Florida and Tampa Bay has invested in ads up North, such as this one in New York, selling the vision of a sunny refuge.

Photo courtesy of Visit St. Pete/Clearwater

Florida and Tampa Bay has invested in ads up North, such as this one in New York, selling the vision of a sunny refuge.

As economic rebounds go, Florida's is no barnburner. • "This economic expansion has indeed lived down to our modest expectations," Wells Fargo economists noted in their latest monthly outlook on the nation's recovery. • So it comes as a bit of a surprise to see headlines like "Best tourism month ever" on Wednesday's front page of the Tampa Bay Times or the South Florida Sun-Sentinel's recent "South Florida breaking tourism records." • What gives? You'd think a warm winter up North and high gas prices would have discouraged job-wary tourists from trekking to Florida. • On the contrary.
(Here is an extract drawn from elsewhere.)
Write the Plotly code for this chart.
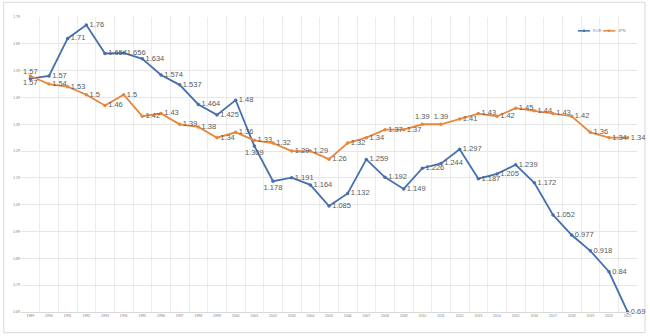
import plotly.graph_objects as go

years = [str(y) for y in range(1989, 2022)]
kor = [1.56, 1.57, 1.71, 1.76, 1.654, 1.656, 1.634, 1.574, 1.537, 1.464, 1.425, 1.48,
       1.309, 1.178, 1.191, 1.164, 1.085, 1.132, 1.259, 1.192, 1.149, 1.226, 1.244,
       1.297, 1.187, 1.205, 1.239, 1.172, 1.052, 0.977, 0.918, 0.84, 0.69]
jpn = [1.57, 1.54, 1.53, 1.5, 1.46, 1.5, 1.42, 1.43, 1.39, 1.38, 1.34, 1.36,
       1.33, 1.32, 1.29, 1.29, 1.26, 1.32, 1.34, 1.37, 1.37, 1.39, 1.39,
       1.41, 1.43, 1.42, 1.45, 1.44, 1.43, 1.42, 1.36, 1.34, 1.34]
kor_label = ["1.57", "1.57", "1.71", "1.76", "1.654", "1.656", "1.634", "1.574", "1.537",
             "1.464", "1.425", "1.48", "1.309", "1.178", "1.191", "1.164", "1.085", "1.132",
             "1.259", "1.192", "1.149", "1.226", "1.244", "1.297", "1.187", "1.205", "1.239",
             "1.172", "1.052", "0.977", "0.918", "0.84", "0.69"]
jpn_label = [f"{v:g}" for v in jpn]
yticks = [0.69, 0.79, 0.89, 0.99, 1.09, 1.19, 1.29, 1.39, 1.49, 1.59, 1.69, 1.79]
series_names = ["KOR", "JPN"]

kor_pos = ["middle right"] * len(years)
kor_pos[0] = "top center"
kor_pos[12] = "bottom center"
kor_pos[13] = "bottom center"
jpn_pos = ["middle right"] * len(years)
jpn_pos[0] = "bottom center"
jpn_pos[21] = "top center"
jpn_pos[22] = "top center"

BLUE = "#4670ad"
ORANGE = "#e8873b"
LABEL = dict(family="Liberation Sans, Arial, sans-serif", size=7.5, color="#5a5a5a")

fig = go.Figure()
fig.add_trace(go.Scatter(x=years, y=kor, name=series_names[0], mode="lines+markers+text",
                         line=dict(color=BLUE, width=1.8), marker=dict(size=3.5, color=BLUE),
                         text=kor_label, textposition=kor_pos, textfont=LABEL, cliponaxis=False))
fig.add_trace(go.Scatter(x=years, y=jpn, name=series_names[1], mode="lines+markers+text",
                         line=dict(color=ORANGE, width=1.8), marker=dict(size=3.5, color=ORANGE),
                         text=jpn_label, textposition=jpn_pos, textfont=LABEL, cliponaxis=False))

# compact legend (decoration) in paper coordinates
shapes = [dict(type="rect", xref="paper", yref="paper", x0=-0.028, x1=1.013, y0=-0.07, y1=1.05,
               line=dict(color="#d9d9d9", width=1), fillcolor="rgba(0,0,0,0)", layer="below")]
annotations = []
leg_y = 0.953
for i, (name, col) in enumerate(zip(series_names, [BLUE, ORANGE])):
    x0 = 0.904 + i * 0.041
    shapes.append(dict(type="line", xref="paper", yref="paper", x0=x0, x1=x0 + 0.020,
                       y0=leg_y, y1=leg_y, line=dict(color=col, width=1.5)))
    shapes.append(dict(type="circle", xref="paper", yref="paper",
                       x0=x0 + 0.010 - 0.0022, x1=x0 + 0.010 + 0.0022,
                       y0=leg_y - 0.0045, y1=leg_y + 0.0045,
                       fillcolor=col, line=dict(color=col, width=0)))
    annotations.append(dict(xref="paper", yref="paper", x=x0 + 0.021, y=leg_y, text=name,
                            showarrow=False, xanchor="left", yanchor="middle",
                            font=dict(size=4, color="#7f7f7f")))

fig.update_layout(
    width=650, height=336,
    margin=dict(l=21, r=13, t=17, b=24),
    paper_bgcolor="white", plot_bgcolor="white",
    font=dict(family="Liberation Sans, Arial, sans-serif", color="#7f7f7f"),
    showlegend=False,
    shapes=shapes,
    annotations=annotations,
)
fig.update_xaxes(type="category", tickson="boundaries", showgrid=True, gridcolor="#ececec",
                 gridwidth=1, ticks="", showline=True, linecolor="#d9d9d9",
                 tickfont=dict(size=3.5, color="#808080"), range=[-0.5, len(years) - 0.5])
fig.update_yaxes(range=[0.69, 1.79], tickvals=yticks, ticktext=[f"{v:.2f}" for v in yticks],
                 showgrid=True, gridcolor="#e6e6e6", gridwidth=1, zeroline=False,
                 tickfont=dict(size=3.5, color="#808080"), ticks="")

fig.write_html("out.html")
"In a lot of ways, this was pent-up demand," suggests Chris Thompson, CEO of Visit Florida, the state's tourism marketing organization. "People got sick and tired of being sick and tired."

The stars seem to be aligning for Florida's tourism industry. It's leading the state in creating new jobs since unemployment peaked in early 2010. Interviews with Thompson, Visit St. Pete/Clearwater tourism agency CEO D.T. Minich and Tampa Bay & Co. CEO Kelly Miller highlighted what's contributing to the tourism boom:

5. Healthy advertising budgets kept the lure of Florida and Tampa Bay front and center with some key domestic feeder markets — notably the New York City and Chicago metro areas — as well as the Canadian, European and Latin American markets.

Visit St. Pete/Clearwater, for example, for the first time blitzed both New York and Chicago at the same time with TV and radio ads, while "wrapping" exteriors of buses and trains with beach messages.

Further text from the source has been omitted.